Newt Gingrich on The Ingraham Angle | April 25, 2023



NEWT:

I think The challenge for Republicans and independents is three quick things one to join a genuine majority. We have a project called americasnewmajorityproject.com. And we’ve spent four years now testing, for example parental rights is an 84% issue. So, you want to fight on issues where you have 8 out of 10 Americans already on your side. Second, we need really big solutions. People understand Baltimore city schools have 23 schools with not a single student, not 1 out of 20000 able to do math you need a pretty big change, not tiny change. Third, we have to communicate every day Reagan broke through, Rush broke through. In ’94, it’s fair to say, the contract we broke through. We have to hammer away two things. Biden represents corruption, coercion, and incompetence and we represent bringing all the rest of America together which is about 70 to 80% of the country in favor of various large solutions to enable us to survive the challenge of China. That choice has to be what 2024 is about.

NEWT:

If you look at what Zuckerberg did which is basically and astonishing technically legal but illegal in principle. $120 million for selective turn out gives you a sense of what Republicans are up against.
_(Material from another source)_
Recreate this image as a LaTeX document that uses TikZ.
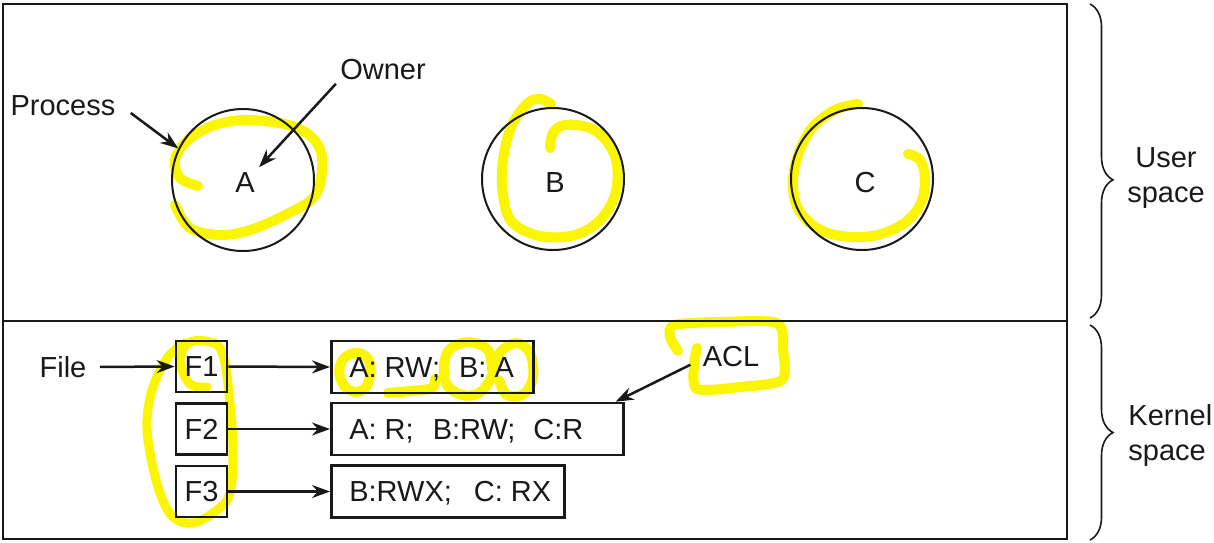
\documentclass[tikz,border=0pt]{standalone}
\usepackage{fontspec}
\setmainfont{Liberation Sans}
\usetikzlibrary{arrows.meta,decorations.pathreplacing,calc}
\definecolor{marker}{RGB}{250,245,0}
\definecolor{ink}{RGB}{25,25,25}
\newcommand{\acltxt}[2]{\makebox[#1][l]{#2}}

\begin{document}
\begin{tikzpicture}[x=0.5pt,y=-0.5pt,
  font=\fontsize{14.5pt}{17.5pt}\selectfont,
  color=ink,
  lbl/.style={inner sep=2pt,text height=10.4pt,text depth=0pt},
  outerline/.style={line width=1.2pt},
  proc/.style={draw,circle,line width=1pt,minimum size=71pt,inner sep=0pt},
  fbox/.style={draw,line width=1.3pt,minimum width=25.5pt,minimum height=25.5pt,
    inner sep=0pt,text height=10.4pt,text depth=0pt},
  aclbox/.style={draw,line width=1.3pt,anchor=west,minimum height=26pt,
    inner xsep=9pt,inner ysep=0pt,text height=10.4pt,text depth=0pt},
  arr/.style={line width=1.25pt,-{Stealth[length=9pt,width=6.5pt]}},
  hl/.style={draw=marker,line width=5pt,line cap=round,line join=round},
  spacebrace/.style={decorate,line width=0.8pt},
]
\useasboundingbox (0,0) rectangle (1214,542);

% highlighter strokes, underneath everything else
\draw[hl] plot[smooth,tension=0.6] coordinates {(198,186) (180,178) (175,160) (188,140)
  (215,125) (250,120) (295,127) (318,145) (322,170) (314,197) (285,215) (250,230)
  (220,235) (190,228) (175,205)};
\draw[hl] plot[smooth,tension=0.6] coordinates {(551,104) (540,99) (528,103) (512,125)
  (503,160) (503,195) (512,222) (540,236) (575,235) (600,220) (615,195) (617,165)
  (608,143) (590,128) (565,125) (553,133) (550,148)};
\draw[hl] plot[smooth,tension=0.6] coordinates {(858,104) (835,110) (812,128) (798,155)
  (793,185) (800,212) (825,232) (865,237) (900,226) (920,205) (925,180) (920,160)
  (908,154)};
\draw[hl,line width=4.5pt] plot[smooth,tension=0.6] coordinates {(207,387) (190,384)
  (180,362) (187,344) (205,341) (222,352) (230,403) (233,453) (230,493) (217,510)
  (193,523) (173,517) (160,493) (150,453) (147,420) (153,387) (168,357) (185,343)};
\draw[hl] plot[smooth cycle,tension=0.7] coordinates {(355,353) (368,359) (370,376)
  (363,390) (349,390) (340,377) (342,361)};
\draw[hl] plot[smooth,tension=0.6] coordinates {(388,393) (410,391) (432,388) (435,379)};
\draw[hl] plot[smooth,tension=0.6] coordinates {(492,370) (488,350) (469,342) (450,349)
  (444,366) (447,385) (462,395) (479,393) (491,378) (499,354) (516,343) (530,353)
  (533,377) (524,394) (507,395) (499,380)};
\draw[hl] plot[smooth,tension=0.45] coordinates {(678,351) (670,337) (674,325) (720,322)
  (777,323) (783,350) (782,380) (740,387) (697,389) (694,365) (697,348)};

% frame of the two spaces
\draw[outerline] (3,4) rectangle (1067,539);
\draw[outerline] (3,321) -- (1067,321);

% processes in user space
\node[proc] (cA) at (243,180) {};
\node[proc] (cB) at (553,179) {};
\node[proc] (cC) at (862,179) {};
\node[lbl] (lA) at (245,182) {A};
\node[lbl] (lB) at (555,182) {B};
\node[lbl] (lC) at (865,182) {C};
\node[lbl] (process) at (63,105) {Process};
\node[lbl] (owner) at (383,69) {Owner};
\coordinate (procTail) at ([xshift=5.5pt,yshift=-4pt]process.east);
\draw[arr] (procTail) -- (cA.154);
\draw[arr] (owner.south west) -- (lA.north east);

% files and their access control lists in kernel space
\node[lbl] (file) at (63,367) {File};
\node[fbox] (f1) at (201.5,366.5) {F1};
\node[fbox] (f2) at (201.5,429) {F2};
\node[fbox] (f3) at (201.5,491.5) {F3};
\node[aclbox] (acl1) at (330,367) {\acltxt{83pt}{A: RW;\hspace{9.5pt}B: A}};
\node[aclbox] (acl2) at (330,429) {\acltxt{128pt}{A: R;\hspace{9.5pt}B:RW;\hspace{9pt}C:R}};
\node[aclbox] (acl3) at (330,491.5) {\acltxt{98.5pt}{B:RWX;\hspace{11pt}C: RX}};
\node[lbl] (acl) at (731,356) {ACL};
\draw[arr,shorten <=4.5pt] (file.east) -- (f1.west);
\draw[arr] (f1.east) -- (acl1.west);
\draw[arr] (f2.east) -- (acl2.west);
\draw[arr] (f3.east) -- (acl3.west);
\coordinate (aclTail) at ([xshift=-4pt]acl.195);
\coordinate (aclTip) at ([xshift=-4.5pt]acl2.north east);
\draw[arr] (aclTail) -- (aclTip);

% braces naming the two spaces
\draw[spacebrace,decoration={brace,amplitude=11.5pt,aspect=0.56}] (1090,4) -- (1090,318);
\draw[spacebrace,decoration={brace,amplitude=11.5pt}] (1090,325) -- (1090,540);
\node[align=center] (user) at (1166,178) {User\\space};
\node[align=left,anchor=west,inner xsep=1pt] (kernel) at (1126,435) {Kernel\\space};
\end{tikzpicture}
\end{document}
Your opening monologue was exactly right. Here’s the problem. The Republican model focuses on campaigns. The democratic model focuses on votes. The republican consultants as a group are at least 20 years behind the times. Their models are wrong, they spend the money way too late, they do not understand the motion it what you have to do is get your vote out early, no who you’ve gotten out, focus on everybody else, and maximize turnout. I think we have a real problem because the Republican consulting class is both obsolete and frankly making so much money just doing cookie-cutter ads that they don’t have to think, and they do not have to adapt.

NEWT:

You now have consulting firms that are owned by companies in New York purely as investments. They don’t care about politics. They don’t care about candidates. I think frankly the Republican national committee should produce sort of a checklist that candidates and donors should both use. For example, if consultants aren’t going to spend the money early, don’t hire them. If they aren’t going to spend it intelligently, don’t hire them. If they aren’t going to focus on your campaign and give you unique ads? Don’t hire them. It’s that straightforward.